Start kneading the ball with the palm of your hand. Continue to knead the dough in the bowl for a few minutes. Cover the ball in bowl with a clean towel and set aside at room temperature for at least 15 minutes, or up to 1 hour.
Rolling out dough
Prepare your work area. You should have a large area to roll out dough. You may use a large chopping board. And you will need a knife, a French-style or tapered rolling pin and 2-3 cups of flour for dusting.

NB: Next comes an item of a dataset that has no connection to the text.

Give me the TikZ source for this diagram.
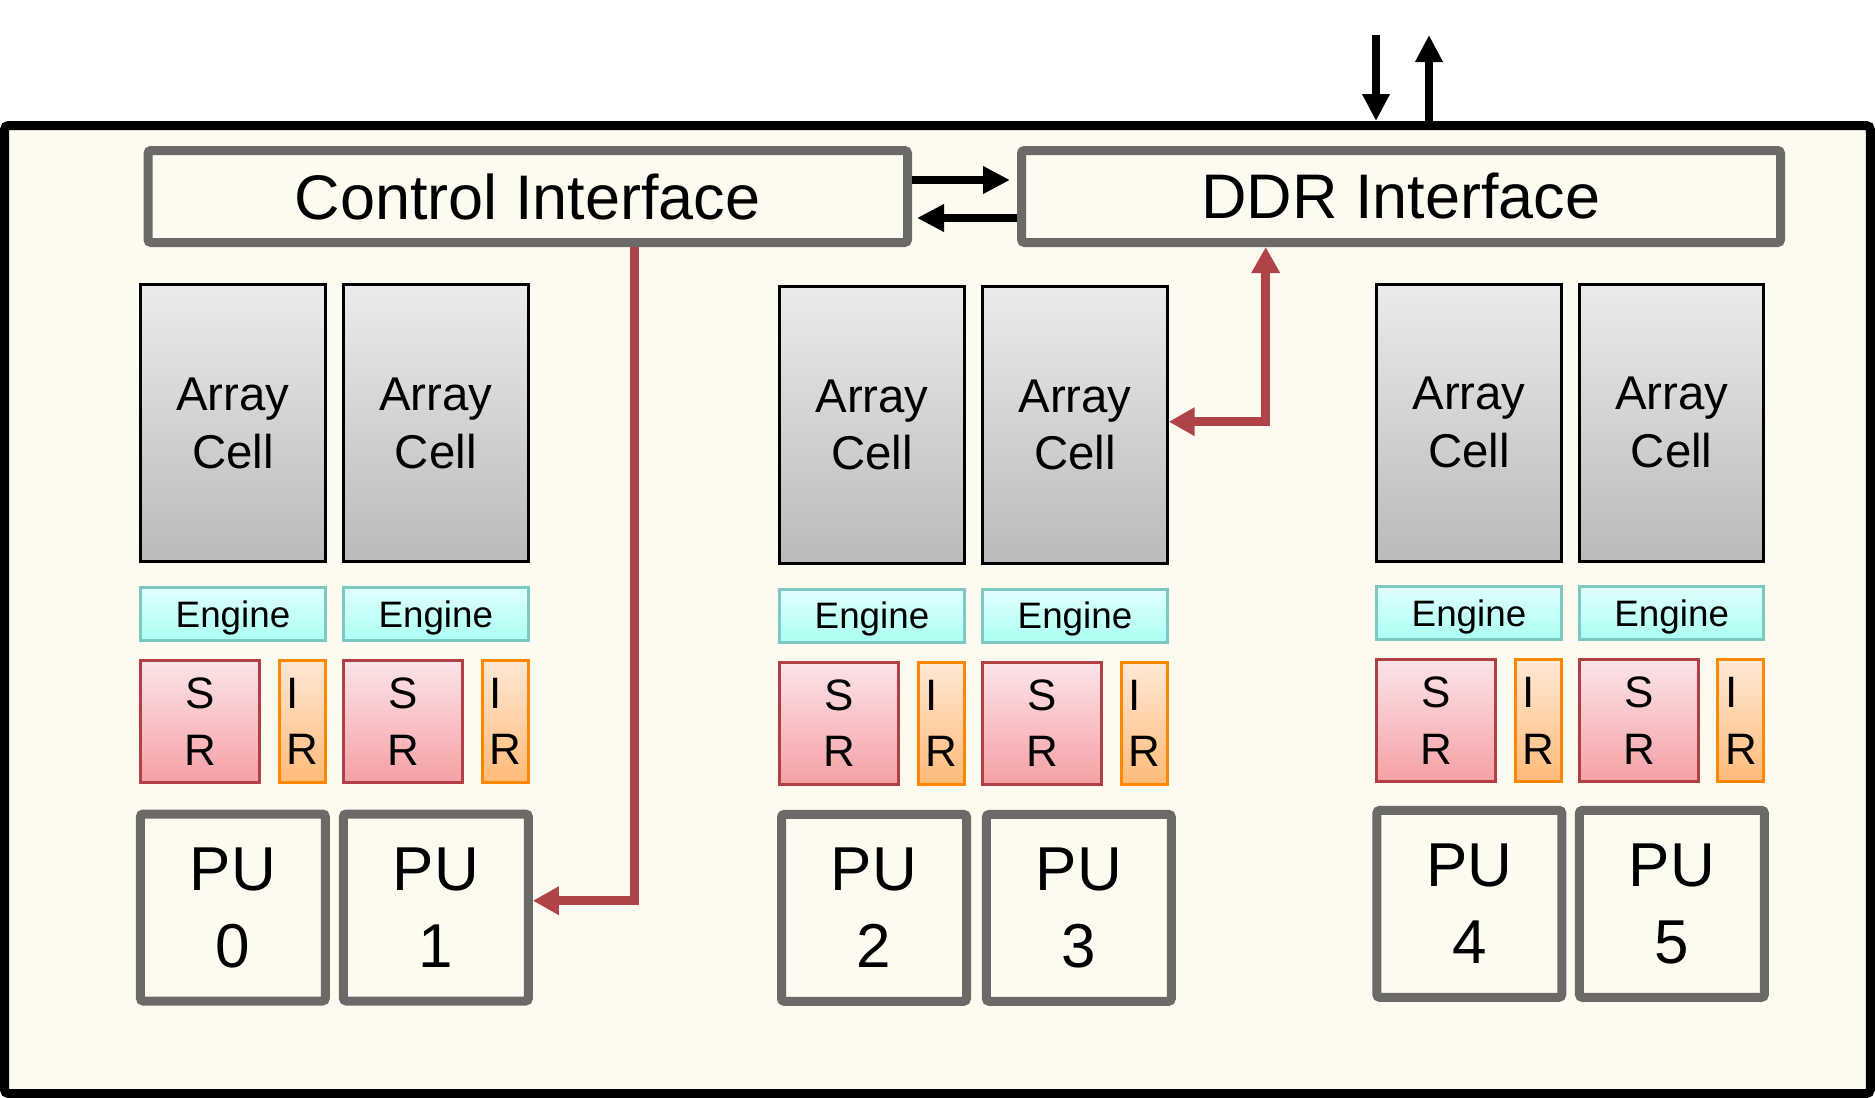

Test dough after it’s rested for 15 minutes. If it feels springy to the touch, cover and leave it to sit for another 15 minutes. Dough is ready when it feels soft. Cut the ball of dough in half. Return half to bowl and set aside covered. Work with one half of the dough at a time.
Form a ring
Cup the dough into a ball with both hands. Form a ring with the dough by poking a hole through the middle of the ball with your thumb. Squeeze around the hole with both hands to make the circle larger and larger. Don’t pull.
Just squeeze around the ring forming an even thickness of about 1 inch in diameter. Cut one part of the ring so it becomes a long rope of dough.
Cutting dough in pieces
Lay rope on the lightly-floured board. Cut the rope into 1-inch pieces, making a half turn on the rope before cutting the next.
Cut out 1 inch off the rope into 25 pieces. Sprinkle the pieces with a little flour and gently toss them to dust completely. Set the pieces off to the top side of the board. Press down on the flat part of each individual piece to form a perfect circle. Set aside, dusting with flour if necessary to prevent them from sticking.
Rolling out the skins
Take one circular piece with the left hand and with a rolling pin in your right, start rolling from the edge and to the center (not all the way to the opposite edge) and keep rolling back and forth. With the left hand, keep turning the circular piece anti-clockwise so the wrapper gets bigger, rounder and thinner.
The perfect skin is slightly thicker in the middle than at the edge of the circle. It should be about 2½-3 inches in diameter. Put the finished wrapper to one side. Repeat with rest of the pieces. Set the pieces aside, one slightly over the other. Dust lightly so they don’t stick to each other. Now you are ready to wrap the dumpling.
NOTES
My preference is to use King Arthur unbleached, all-purpose flour. You may also use bread flour. Also, in Chinese supermarkets, they have flour that is specifically for making dumplings. Basically the flour used for shui jiao should have a high gluten content (11 percent gluten).